John C. Sherwood said... November 14, 2009 at 1:11 PM

Wow! It looks like London of 1895 might have been a real place, after all. Wonderful, vivid images like these make it seem so much more alive.

Bill Donahue said... November 14, 2009 at 10:47 PM

We love the Sherlock saga because it is indeed a place "before the world went all awry," where there seemed to be rules, where we were not subject to imminent extinction by one nuclear bomb. Some control over our life was there- at least in our imagination. If you ever read Basil Rathbone's story of meeting a "ghostly Dr. Watson" in a New York park after the Rathbone play went south, you have a flavor of a world where moderate self-control and courtesy prevented the excesses of today. Imperfect and not fairly representative of the working class perhaps, but like all illusions-- or better said memories of a better time-- we remember the good and forget the bad. Do read Rathbone's article. Great feeling for a time and place. Would that more people were like the Dr. Watson of that era, where "England is England yet, and it is always 1895." (all quotes are from memory only). P.S. Great video that looked remarkably clean- no modern day litter that I saw. Thanks!!

Anonymous said... November 15, 2009 at 6:41 AM

Delightful film. Insightful in terms of a social documentary and of the colour process of its time.

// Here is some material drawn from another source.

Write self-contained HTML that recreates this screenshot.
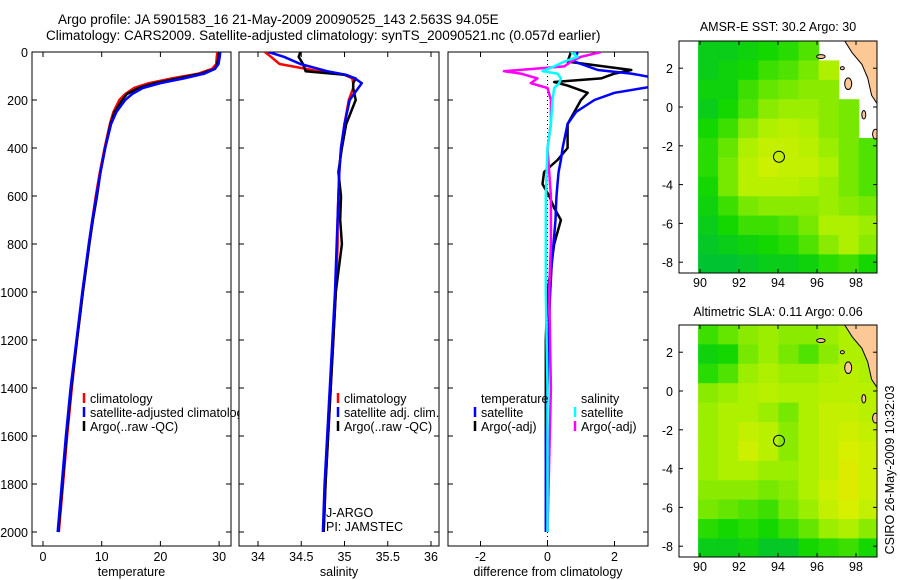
<!DOCTYPE html>
<html><head><meta charset="utf-8"><style>
html,body{margin:0;padding:0;background:#fff;width:900px;height:580px;overflow:hidden}
svg{display:block;font-family:"Liberation Sans",sans-serif;font-size:12.5px}
</style></head><body>
<svg id="fig" width="900" height="580" viewBox="0 0 900 580" xmlns="http://www.w3.org/2000/svg">
<text x="58" y="24" font-size="13.5">Argo profile: JA 5901583_16 21-May-2009 20090525_143 2.563S 94.05E</text>
<text x="46" y="40" font-size="13.5">Climatology: CARS2009. Satellite-adjusted climatology: synTS_20090521.nc (0.057d earlier)</text>
<text x="778" y="31" text-anchor="middle">AMSR-E SST: 30.2  Argo: 30</text>
<text x="778" y="316" text-anchor="middle">Altimetric SLA: 0.11  Argo: 0.06</text>
<text transform="translate(894,470) rotate(-90)" text-anchor="middle">CSIRO 26-May-2009 10:32:03</text>
<g id="plots"></g>
</svg>
<script>
// ---- data ----
const tDepth=[0,20,50,70,90,110,130,150,175,200,250,300,400,500,600,700,800,1000,1200,1400,1600,1800,2000];
const tClim=[29.7,29.6,29.5,28.8,26.5,22,18,15.5,14,13,12,11.4,10.5,9.7,9,8.4,7.8,6.8,5.8,4.9,4.1,3.4,2.7];
const tSat=[30.2,30.1,29.9,29.3,27.5,24,20,17,15.2,14,12.5,11.6,10.6,9.8,9.1,8.4,7.8,6.7,5.7,4.7,3.9,3.2,2.5];
const tArgo=[30,29.9,29.7,29.3,27,23,19,16.3,14.3,13.5,12.2,11.5,10.6,9.8,9.2,8.5,7.9,6.8,5.8,4.8,4.0,3.3,2.6];
const sDepth=[0,20,50,80,95,110,130,150,200,300,400,500,600,700,800,1000,1200,1400,1600,1800,2000];
const sClim=[34.08,34.15,34.25,34.7,35.0,35.09,35.1,35.1,35.05,35.0,34.96,34.94,34.93,34.92,34.92,34.9,34.87,34.84,34.81,34.78,34.76];
const sSat=[34.12,34.3,34.49,34.8,35.02,35.12,35.2,35.16,35.06,35.0,34.96,34.94,34.93,34.92,34.91,34.89,34.86,34.83,34.8,34.77,34.75];
const sArgo=[34.49,34.47,34.52,34.55,35.0,35.13,35.1,35.1,35.13,35.02,34.97,34.93,34.96,34.95,34.97,34.9,34.87,34.84,34.81,34.78,34.76];
const dtDepth=[0,40,75,90,110,125,140,170,200,250,300,400,450,500,550,600,650,700,800,900,1000,1200,1400,1600,2000];
const dtSat=[0.9,0.8,1.5,2.5,3.3,3.5,3.3,2.0,1.4,0.85,0.6,0.45,0.4,0.33,0.3,0.27,0.25,0.24,0.18,0.12,0.08,0.03,0.0,-0.05,-0.05];
const dtArgo=[0.7,0.6,2.5,2.0,1.6,0.2,0.6,1.2,1.0,0.8,0.6,0.6,0.3,-0.1,-0.15,0.05,0.2,0.4,0.2,0.1,0.0,-0.05,-0.05,-0.05,0.0];
const dsDepth=[0,20,40,60,80,90,110,130,150,200,300,400,600,800,1000,1400,2000];
const dsSat=[0.7,0.9,0.5,0.2,-0.15,0.3,0.4,0.35,0.2,0.15,0.1,0.0,-0.05,-0.05,-0.05,0.0,0.0];
const dsArgo=[1.6,1.0,0.7,0.5,-1.3,-0.8,-0.3,-0.5,0.0,0.1,0.1,0.0,0.1,0.1,0.05,0.1,0.0];
const depthTicks=[0,200,400,600,800,1000,1200,1400,1600,1800,2000];
const tTicks=[0,10,20,30];
const sTicks=[34,34.5,35,35.5,36];
const dTicks=[-2,0,2];
const lonTicks=[90,92,94,96,98];
const latTicks=[2,0,-2,-4,-6,-8];
const argoLon=94.05, argoLat=-2.563;
const sstGrid=[
[0.1,0.1,0.15,0.2,0.25,0.35,null,null,null],
[0.1,0.15,0.2,0.3,0.35,0.45,0.6,null,null],
[0.15,0.15,0.3,0.4,0.45,0.5,0.5,null,null],
[0.1,0.2,0.35,0.5,0.55,0.55,0.5,0.45,null],
[0.2,0.3,0.5,0.6,0.65,0.6,0.5,0.45,null],
[0.25,0.4,0.6,0.7,0.7,0.65,0.55,0.45,0.35],
[0.25,0.45,0.65,0.75,0.7,0.7,0.6,0.45,0.35],
[0.2,0.45,0.65,0.65,0.65,0.6,0.55,0.45,0.35],
[0.15,0.3,0.45,0.5,0.5,0.5,0.55,0.5,0.45],
[0.1,0.2,0.3,0.3,0.35,0.45,0.6,0.6,0.55],
[0.05,0.1,0.15,0.2,0.25,0.35,0.5,0.6,0.5],
[0.0,0.0,0.05,0.1,0.1,0.15,0.25,0.3,0.2]];
const slaGrid=[
[0.3,0.4,0.5,0.55,0.5,0.5,0.55,0.6,0.6],
[0.15,0.2,0.45,0.55,0.45,0.35,0.5,0.6,0.6],
[0.25,0.35,0.55,0.6,0.55,0.55,0.6,0.65,0.6],
[0.5,0.55,0.6,0.65,0.6,0.6,0.65,0.65,0.65],
[0.55,0.6,0.6,0.55,0.45,0.6,0.7,0.7,0.65],
[0.55,0.6,0.7,0.65,0.5,0.6,0.7,0.75,0.7],
[0.55,0.6,0.75,0.65,0.5,0.6,0.7,0.8,0.75],
[0.55,0.6,0.6,0.55,0.55,0.6,0.7,0.85,0.75],
[0.5,0.5,0.5,0.45,0.5,0.6,0.75,0.85,0.75],
[0.45,0.4,0.35,0.3,0.45,0.55,0.7,0.8,0.7],
[0.25,0.2,0.25,0.2,0.3,0.4,0.55,0.6,0.5],
[0.1,0.1,0.15,0.05,0.05,0.2,0.25,0.3,0.2]];

// ---- drawing ----
const NS="http://www.w3.org/2000/svg";
const root=document.getElementById('plots');
function mk(tag,attrs,parent){const e=document.createElementNS(NS,tag);for(const k in attrs)e.setAttribute(k,attrs[k]);(parent||root).appendChild(e);return e;}
const Y0=52, YB=546, yS=0.24;
const yD=d=>Y0+d*yS;

function panel(id,x0,x1,xf,xticks,label,showY){
  const g=mk('g',{});
  
  
  const cp=mk('clipPath',{id:'clip-'+id},g);
  mk('rect',{x:x0,y:Y0,width:x1-x0,height:YB-Y0},cp);
  const fr=mk('rect',{x:x0,y:Y0,width:x1-x0,height:YB-Y0,fill:'#fff',stroke:'#000','stroke-width':1},g);
  
  
  depthTicks.forEach(d=>{
    mk('line',{x1:x0,x2:x0+5,y1:yD(d),y2:yD(d),stroke:'#000'},g);
    mk('line',{x1:x1,x2:x1-5,y1:yD(d),y2:yD(d),stroke:'#000'},g);
    if(showY){const t=mk('text',{x:x0-4,y:yD(d)+5,'text-anchor':'end'},g);t.textContent=d;
      
      }
  });
  xticks.forEach(v=>{
    const x=xf(v);
    mk('line',{x1:x,x2:x,y1:YB,y2:YB-5,stroke:'#000'},g);
    mk('line',{x1:x,x2:x,y1:Y0,y2:Y0+5,stroke:'#000'},g);
    const t=mk('text',{x:x,y:561,'text-anchor':'middle'},g);t.textContent=v;
    
    
  });
  const lt=mk('text',{x:(x0+x1)/2,y:576,'text-anchor':'middle'},g);lt.textContent=label;
  
  
  const lines=mk('g',{'clip-path':'url(#clip-'+id+')'},g);
  return lines;
}
function series(g,name,depths,vals,xf,color,w){
  const pts=depths.map((d,i)=>xf(vals[i]).toFixed(1)+','+yD(d).toFixed(1)).join(' ');
  const p=mk('polyline',{points:pts,fill:'none',stroke:color,'stroke-width':w||2.5,'stroke-linejoin':'round'},g);
  
  
}
function legend(x,y,items,parentName){
  const g=mk('g',{});
  
  
  items.forEach((it,i)=>{
    const yy=y+i*14;
    if(it[1])mk('line',{x1:x,x2:x,y1:yy-10,y2:yy,stroke:it[1],'stroke-width':2.5},g);
    const t=mk('text',{x:x+6,y:yy},g);t.textContent=it[0];
    
    
  });
}

// temperature
const xT=v=>43+5.87*v;
const gT=panel('temperature',32,231,xT,tTicks,'temperature',true);
series(gT,'temp-climatology-line',tDepth,tClim,xT,'#f00');
series(gT,'temp-argo-line',tDepth,tArgo,xT,'#000');
series(gT,'temp-satellite-line',tDepth,tSat,xT,'#00f');
legend(84,403,[['climatology','#f00'],['satellite-adjusted climatology','#00f'],['Argo(..raw -QC)','#000']],'temperature-legend');

// salinity
const xS=v=>258+86.5*(v-34);
const gS=panel('salinity',239,439,xS,sTicks,'salinity',false);
series(gS,'sal-climatology-line',sDepth,sClim,xS,'#f00');
series(gS,'sal-argo-line',sDepth,sArgo,xS,'#000');
series(gS,'sal-satellite-line',sDepth,sSat,xS,'#00f');
legend(338,403,[['climatology','#f00'],['satellite adj. clim.','#00f'],['Argo(..raw -QC)','#000']],'salinity-legend');
legend(320,517,[['J-ARGO',null],['PI: JAMSTEC',null]],'float-info');

// difference
const xDf=v=>547.5+33.5*v;
const gD=panel('difference',448,648,xDf,dTicks,'difference from climatology',false);
mk('line',{x1:xDf(0),x2:xDf(0),y1:Y0,y2:YB,stroke:'#000','stroke-dasharray':'1,3'},gD);
series(gD,'diff-temp-argo-line',dtDepth,dtArgo,xDf,'#000');
series(gD,'diff-temp-satellite-line',dtDepth,dtSat,xDf,'#00f');
series(gD,'diff-sal-argo-line',dsDepth,dsArgo,xDf,'#f0f');
series(gD,'diff-sal-satellite-line',dsDepth,dsSat,xDf,'#0ff');
legend(475,403,[['temperature',null],['satellite','#00f'],['Argo(-adj)','#000']],'diff-temp-legend');
legend(575,403,[['salinity',null],['satellite','#0ff'],['Argo(-adj)','#f0f']],'diff-sal-legend');

// maps
function cmap(t){
  const stops=[[0,[0,195,50]],[0.2,[20,215,0]],[0.4,[100,230,0]],[0.6,[175,240,0]],[0.8,[215,240,0]],[1,[240,220,0]]];
  for(let i=1;i<stops.length;i++){if(t<=stops[i][0]){const a=stops[i-1],b=stops[i],f=(t-a[0])/(b[0]-a[0]);
    return 'rgb('+a[1].map((c,k)=>Math.round(c+f*(b[1][k]-c))).join(',')+')';}}
  return 'rgb(240,220,0)';
}
function map(id,top,grid){
  const L=679,R=877,B=top+232;
  const lx=lon=>700+19.5*(lon-90);
  const ly=lat=>top+66-19.4*lat;
  const g=mk('g',{});
  
  
  const cp=mk('clipPath',{id:'clip-'+id},g);
  mk('rect',{x:L,y:top,width:R-L,height:B-top},cp);
  mk('rect',{x:L,y:top,width:R-L,height:B-top,fill:'#fff'},g);
  const cg=mk('g',{'clip-path':'url(#clip-'+id+')'},g);
  grid.forEach((row,j)=>row.forEach((v,i)=>{
    if(v===null)return;
    const lon=89.9+i*1.03, lat=3.4-j;
    const c=mk('rect',{x:lx(lon).toFixed(1),y:ly(lat).toFixed(1),width:(19.5*1.03+0.6).toFixed(1),height:19.9,fill:cmap(v)},cg);
    
    
  }));
  const land=[[97.3,3.6],[97.8,2.8],[98.3,2.2],[98.6,1.5],[98.8,0.6],[99.2,0.0],[99.3,3.6]];
  const lp=mk('polygon',{points:land.map(p=>lx(p[0])+','+ly(p[1])).join(' '),fill:'#fcc896',stroke:'#000','stroke-width':1},cg);
  
  
  [[96.2,2.6,0.22,0.1],[97.6,1.2,0.18,0.3],[97.3,2.0,0.1,0.08],[98.4,-0.4,0.1,0.22],[99.0,-1.4,0.15,0.25]].forEach(s=>{
    const e=mk('ellipse',{cx:lx(s[0]),cy:ly(s[1]),rx:19.5*s[2],ry:19.4*s[3],fill:'#fcc896',stroke:'#000','stroke-width':1},cg);
    
    
  });
  mk('rect',{x:L,y:top,width:R-L,height:B-top,fill:'none',stroke:'#000'},g);
  lonTicks.forEach(v=>{const x=lx(v);
    mk('line',{x1:x,x2:x,y1:B,y2:B-4,stroke:'#000'},g);
    mk('line',{x1:x,x2:x,y1:top,y2:top+4,stroke:'#000'},g);
    const t=mk('text',{x:x,y:B+14,'text-anchor':'middle'},g);t.textContent=v;
    
    });
  latTicks.forEach(v=>{const y=ly(v);
    mk('line',{x1:R,x2:R-4,y1:y,y2:y,stroke:'#000'},g);
    mk('line',{x1:L,x2:L+4,y1:y,y2:y,stroke:'#000'},g);
    const t=mk('text',{x:L-6,y:y+5,'text-anchor':'end'},g);t.textContent=v;
    
    });
  const c=mk('circle',{cx:lx(argoLon),cy:ly(argoLat),r:5.5,fill:'none',stroke:'#000','stroke-width':1},g);
  
  
}
map('sst-map',41,sstGrid);
map('sla-map',325,slaGrid);
</script>
</body></html>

Fascinating seeing the changes of this London and the London I move in today. The Thames embankments are now corridors of high rise buildings which now dwarf the Tower. (The Beefeaters have changed in having admitted the first woman Beefeater. Three of her colleagues were up before the beak recently for harassment. They object to females joining their ranks). Other strikingly notable differences are how few private cars there are on the roads. Plenty of cabs here (and of course the London underground was then a transport hub). But it seems most people would have made their ways around London in the evidently numerous open topped omnibuses - even then in cheery London red.